#### What needs to be done:
Reproduce the full listing below unchanged, apart from the pictures.

-=-=-=-=-

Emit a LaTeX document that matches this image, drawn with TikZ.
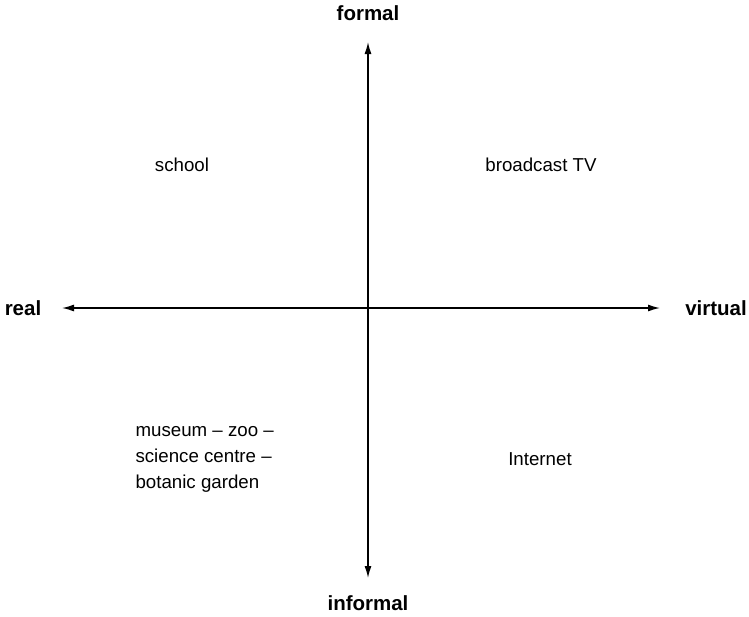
\documentclass[tikz,border=0pt]{standalone}
\usepackage{fontspec}
\setmainfont{Liberation Sans}
\usetikzlibrary{arrows.meta}
\begin{document}
\begin{tikzpicture}[x=1pt, y=-1pt, >={Latex[length=12pt,width=7pt]},
    axislabel/.style={font=\fontsize{20.5}{24}\selectfont\bfseries},
    place/.style={font=\fontsize{18.7}{26}\selectfont}]

        \useasboundingbox (0,0) rectangle (749,616);

        % Axes ends
        \coordinate (west) at (62,308);
        \coordinate (east) at (660,308);
        \coordinate (north) at (368,42);
        \coordinate (south) at (368,578);

        % Axes
        \draw[<->, line width=1.4pt] (west) -- (east);
        \draw[<->, line width=1.4pt] (south) -- (north);

        % Axis labels
        \node[axislabel] (formal) at (368,13) {formal};
        \node[axislabel] (informal) at (368,603) {informal};
        \node[axislabel] (real) at (23,308) {real};
        \node[axislabel] (virtual) at (716,308) {virtual};

        % Quadrants
        \node[place] (school) at (182,165) {school};
        \node[place] (tv) at (541,165) {broadcast TV};
        \node[place, align=left, anchor=west] (museum) at (132,459) {museum -- zoo --\\science centre --\\botanic garden};
        \node[place] (internet) at (540,459) {Internet};

    \end{tikzpicture}
\end{document}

-=-=-=-=-

#### The answer:
Emit a LaTeX document that matches this image, drawn with TikZ.
\documentclass[tikz,border=0pt]{standalone}
\usepackage{fontspec}
\setmainfont{Liberation Sans}
\usetikzlibrary{arrows.meta}
\begin{document}
\begin{tikzpicture}[x=1pt, y=-1pt, >={Latex[length=12pt,width=7pt]},
    axislabel/.style={font=\fontsize{20.5}{24}\selectfont\bfseries},
    place/.style={font=\fontsize{18.7}{26}\selectfont}]

        \useasboundingbox (0,0) rectangle (749,616);

        % Axes ends
        \coordinate (west) at (62,308);
        \coordinate (east) at (660,308);
        \coordinate (north) at (368,42);
        \coordinate (south) at (368,578);

        % Axes
        \draw[<->, line width=1.4pt] (west) -- (east);
        \draw[<->, line width=1.4pt] (south) -- (north);

        % Axis labels
        \node[axislabel] (formal) at (368,13) {formal};
        \node[axislabel] (informal) at (368,603) {informal};
        \node[axislabel] (real) at (23,308) {real};
        \node[axislabel] (virtual) at (716,308) {virtual};

        % Quadrants
        \node[place] (school) at (182,165) {school};
        \node[place] (tv) at (541,165) {broadcast TV};
        \node[place, align=left, anchor=west] (museum) at (132,459) {museum -- zoo --\\science centre --\\botanic garden};
        \node[place] (internet) at (540,459) {Internet};

    \end{tikzpicture}
\end{document}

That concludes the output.